I second dehydrating it, it rehydrate wonderfully for anything you are making that's cooked (IE not cole slaw). I also grew up with a mom the froze the head whole then thawed to make cabbage rolls. So much easier then blanching them then trying to roll them. I cheat and use dried and make it as a casserole instead of nice little rolls....faster, too.


----------



## olivehill (Aug 17, 2009)

Jan in CO said:


> Another way to store it if you have a basement that is cool, is to wrap each head in newspaper type paper and store in flat boxes. When you unwrap a head, the outer leaves might be a bit blackened, but you peel those off and the heads will be nice and useable til spring. You can sometimes get end rolls of paper from your local newspaper for free or very little cost. Otherwise, use printed newspaper, as you'll be pulling off the outer leaves anyway.
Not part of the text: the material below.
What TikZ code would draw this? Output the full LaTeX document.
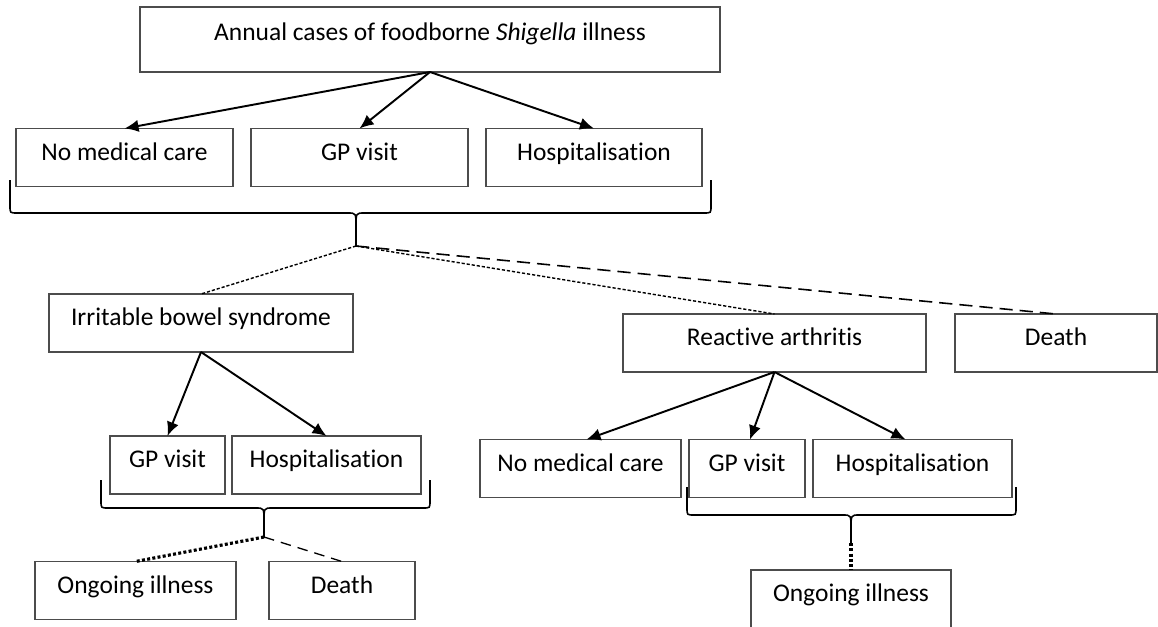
\documentclass[tikz,border=0pt]{standalone}
\usepackage{fontspec}
\setmainfont{Carlito}[Ligatures=NoCommon]
\usetikzlibrary{arrows.meta}
\usetikzlibrary{calc}
\newcommand{\pxunit}{0.02cm}
\tikzstyle{box}=[rectangle,draw=black!70,line width=0.7pt,inner sep=0pt,outer sep=0pt,minimum height=58*\pxunit,font=\fontsize{14.5}{17}\selectfont,text height=0.7em,text depth=0.38em]
\tikzstyle{edge} = [draw,line width=1.1pt,-{Latex[length=8pt,width=7pt]}]
\tikzstyle{brace} = [draw,line width=0.9pt]
\tikzstyle{finedotted} = [draw,line width=0.8pt,dash pattern=on 1.8pt off 1.1pt]
\tikzstyle{longdashed} = [draw,line width=0.9pt,dash pattern=on 7.5pt off 4pt]
\tikzstyle{thickdotted} = [draw,line width=1.8pt,dash pattern=on 1.7pt off 1.3pt]
\tikzstyle{shortdashed} = [draw,line width=0.75pt,dash pattern=on 6pt off 4pt]
% brace under a group: tip name, left, right, top, line, middle, tip
\newcommand{\groupbrace}[7]{%
  \draw[brace] (#2,#4) -- (#2,#5-7) .. controls (#2,#5) .. (#2+7,#5) -- (#6-8,#5) .. controls (#6,#5) .. (#6,#5+14) -- (#6,#7);
  \draw[brace] (#3,#4) -- (#3,#5-7) .. controls (#3,#5) .. (#3-7,#5) -- (#6+8,#5) .. controls (#6,#5) .. (#6,#5+14);
  \coordinate (#1) at (#6,#7);
}
\begin{document}
\begin{tikzpicture}[x=\pxunit, y=-\pxunit]
    \useasboundingbox (0,0) rectangle (1158,626);
    \clip (0,0) rectangle (1158,626);
    % First we draw the boxes
    \node[box, minimum width=580*\pxunit, minimum height=65*\pxunit, text depth=0.6em] (top) at (430,39.5) {Annual cases of foodborne \textit{Shigella} illness};

    \foreach \pos/\name/\label/\w in {{(124.5,157.5)/nmc1/No medical care/217}, {(359.5,157.5)/gp1/GP visit/217}, {(594,157.5)/hosp1/Hospitalisation/216},
        {(201,323)/ibs/Irritable bowel syndrome/304}, {(774.5,343)/ra/Reactive arthritis/303}, {(1056,343)/death1/Death/202},
        {(167.5,465)/gp2/GP visit/115}, {(326.5,465)/hosp2/Hospitalisation/189}, {(135.5,590.5)/og1/Ongoing illness/201}, {(342,590.5)/death2/Death/146},
        {(580.5,468.5)/nmc2/No medical care/201}, {(747,468.5)/gp3/GP visit/116}, {(912.5,468.5)/hosp3/Hospitalisation/199}, {(851,599)/og2/Ongoing illness/200}}
        \node[box, minimum width=\w*\pxunit] (\name) at \pos {\label};

    % Arrows from each illness to its care levels
    \foreach \source/\dest in {top/nmc1, top/gp1, top/hosp1, ibs/gp2, ibs/hosp2}
        \path[edge] (\source.south) -- (\dest.north);
    \path[edge] (ra.south) -- ($(nmc2.north)+(6,0)$);
    \path[edge] (ra.south) -- ($(gp3.north)+(3,0)$);
    \path[edge] (ra.south) -- ($(hosp3.north)+(-7,0)$);

    % Braces and the outcomes below them
    \groupbrace{brtop}{10}{711}{180}{213}{356}{246}
    \groupbrace{bribs}{101}{430}{480}{508}{264}{537}
    \groupbrace{brra}{687}{1016}{487}{515}{851}{543}

    \path[finedotted] (brtop) -- (ibs.north);
    \path[finedotted] (brtop) -- (ra.north);
    \path[longdashed] (brtop) -- (death1.north);
    \path[thickdotted] (bribs) -- (og1.north);
    \path[shortdashed] (bribs) -- (death2.north);
    \path[thickdotted] (brra) -- (og2.north);
\end{tikzpicture}
\end{document}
Hot dang! :sing: I did not know this and always lament that I can't store it in a way that preserves it the way we like it. Thank you!


----------



## Ravenlost (Jul 20, 2004)

Nope, no dehydrator so I put them all in the freezer tonight.


----------



## mekasmom (Jan 19, 2010)

I prefer canning it just to save room, but I have frozen it too. I just grab out a bunch for stir fry or veggie soup when I need it.


----------